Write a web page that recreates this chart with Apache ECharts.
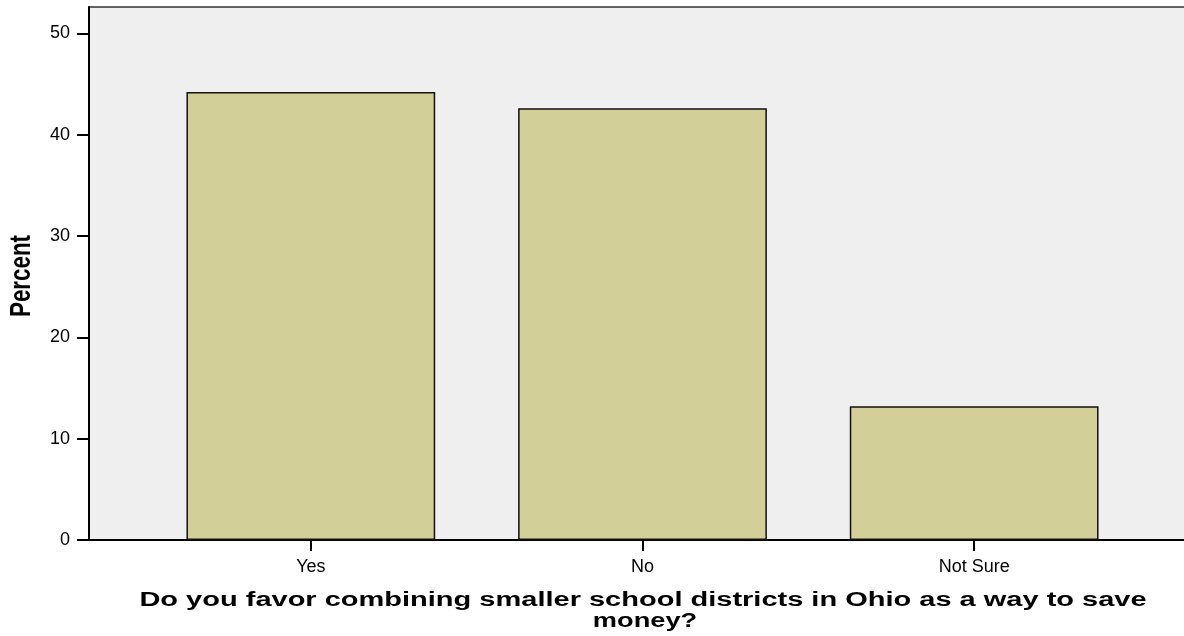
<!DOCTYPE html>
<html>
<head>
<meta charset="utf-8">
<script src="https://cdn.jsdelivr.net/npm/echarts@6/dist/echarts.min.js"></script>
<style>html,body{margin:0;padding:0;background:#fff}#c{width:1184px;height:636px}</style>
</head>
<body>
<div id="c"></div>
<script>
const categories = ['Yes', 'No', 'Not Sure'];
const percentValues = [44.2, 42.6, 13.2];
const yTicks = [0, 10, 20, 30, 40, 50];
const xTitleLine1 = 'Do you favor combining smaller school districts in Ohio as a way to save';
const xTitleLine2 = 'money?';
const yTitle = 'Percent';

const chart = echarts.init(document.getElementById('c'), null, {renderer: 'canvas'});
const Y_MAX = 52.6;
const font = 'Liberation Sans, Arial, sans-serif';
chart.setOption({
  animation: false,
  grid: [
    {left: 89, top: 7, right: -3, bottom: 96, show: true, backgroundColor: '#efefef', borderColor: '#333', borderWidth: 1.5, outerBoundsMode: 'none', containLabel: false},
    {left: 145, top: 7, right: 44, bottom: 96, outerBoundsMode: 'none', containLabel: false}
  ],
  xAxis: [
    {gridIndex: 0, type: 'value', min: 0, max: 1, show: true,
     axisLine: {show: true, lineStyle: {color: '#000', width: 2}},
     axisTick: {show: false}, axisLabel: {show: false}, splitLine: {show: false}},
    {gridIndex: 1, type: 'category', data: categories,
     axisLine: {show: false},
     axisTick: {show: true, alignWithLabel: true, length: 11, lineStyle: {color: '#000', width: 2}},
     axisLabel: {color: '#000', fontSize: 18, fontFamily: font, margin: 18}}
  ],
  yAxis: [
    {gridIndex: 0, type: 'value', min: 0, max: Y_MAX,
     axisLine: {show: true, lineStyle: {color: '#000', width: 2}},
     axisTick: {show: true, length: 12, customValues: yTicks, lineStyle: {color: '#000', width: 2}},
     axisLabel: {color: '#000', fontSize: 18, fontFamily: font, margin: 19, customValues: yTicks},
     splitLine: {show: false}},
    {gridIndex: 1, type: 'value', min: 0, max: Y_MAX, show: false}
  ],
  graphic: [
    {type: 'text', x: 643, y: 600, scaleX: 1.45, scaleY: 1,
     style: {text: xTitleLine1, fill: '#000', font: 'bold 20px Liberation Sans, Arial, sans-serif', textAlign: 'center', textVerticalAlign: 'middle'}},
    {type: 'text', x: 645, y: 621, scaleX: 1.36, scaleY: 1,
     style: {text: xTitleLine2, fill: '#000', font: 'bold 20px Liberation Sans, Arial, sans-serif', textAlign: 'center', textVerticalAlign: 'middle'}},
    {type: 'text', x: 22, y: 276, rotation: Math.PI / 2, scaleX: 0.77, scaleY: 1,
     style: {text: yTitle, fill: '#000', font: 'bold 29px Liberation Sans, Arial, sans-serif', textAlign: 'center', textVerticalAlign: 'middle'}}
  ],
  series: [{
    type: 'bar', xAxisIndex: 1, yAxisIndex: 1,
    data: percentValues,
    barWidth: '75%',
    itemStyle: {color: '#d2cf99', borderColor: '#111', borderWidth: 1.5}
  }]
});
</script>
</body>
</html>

========================================

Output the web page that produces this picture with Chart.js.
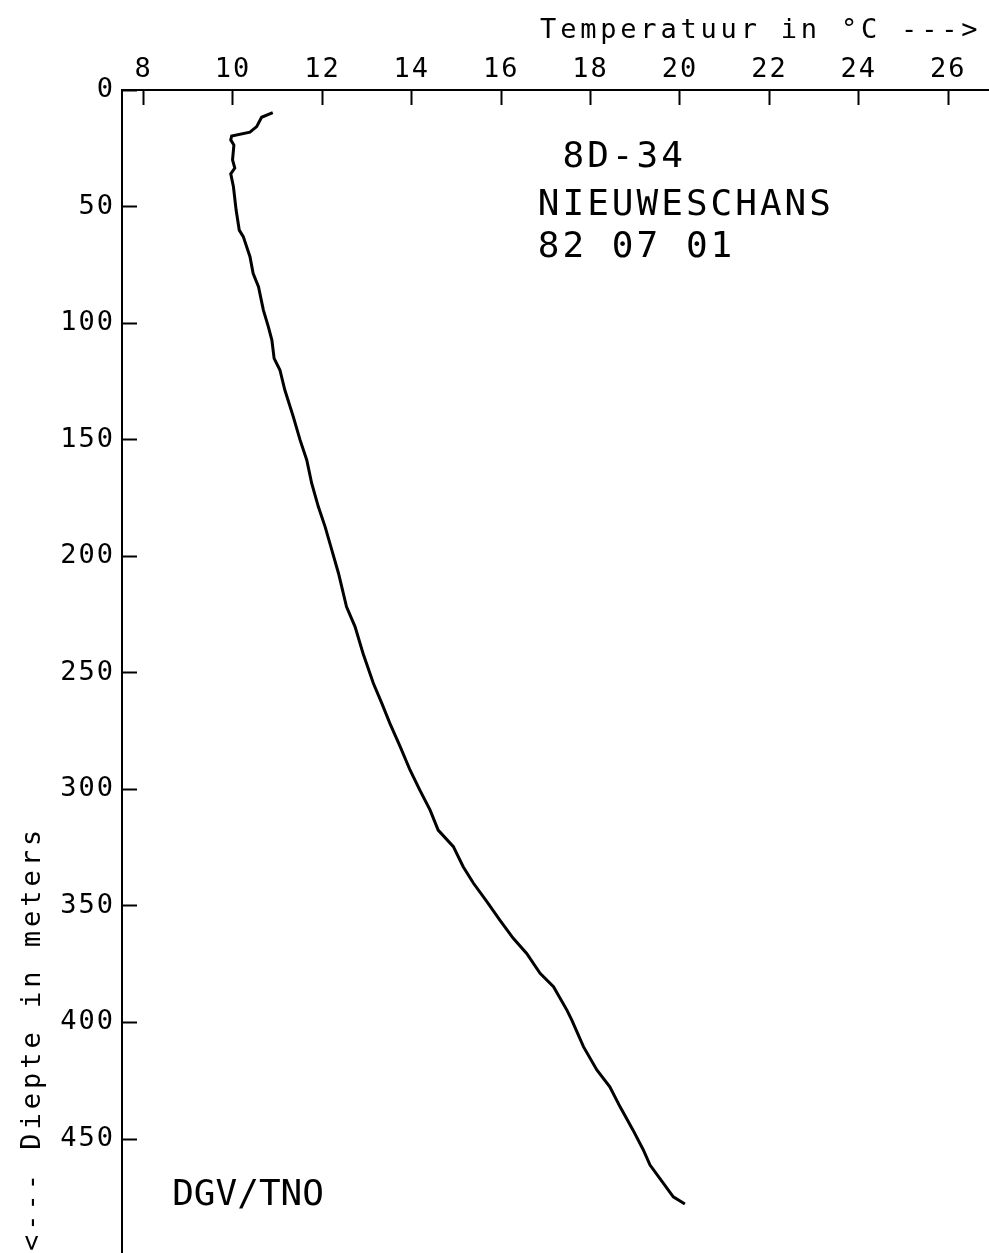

========================================

■ What is required
Set down exactly the lines above, from the line containing "Write a web" through the line containing "const yTitle = 'Percent';". Skip the pictures.

■ Correct response
Write a web page that recreates this chart with Apache ECharts.
<!DOCTYPE html>
<html>
<head>
<meta charset="utf-8">
<script src="https://cdn.jsdelivr.net/npm/echarts@6/dist/echarts.min.js"></script>
<style>html,body{margin:0;padding:0;background:#fff}#c{width:1184px;height:636px}</style>
</head>
<body>
<div id="c"></div>
<script>
const categories = ['Yes', 'No', 'Not Sure'];
const percentValues = [44.2, 42.6, 13.2];
const yTicks = [0, 10, 20, 30, 40, 50];
const xTitleLine1 = 'Do you favor combining smaller school districts in Ohio as a way to save';
const xTitleLine2 = 'money?';
const yTitle = 'Percent';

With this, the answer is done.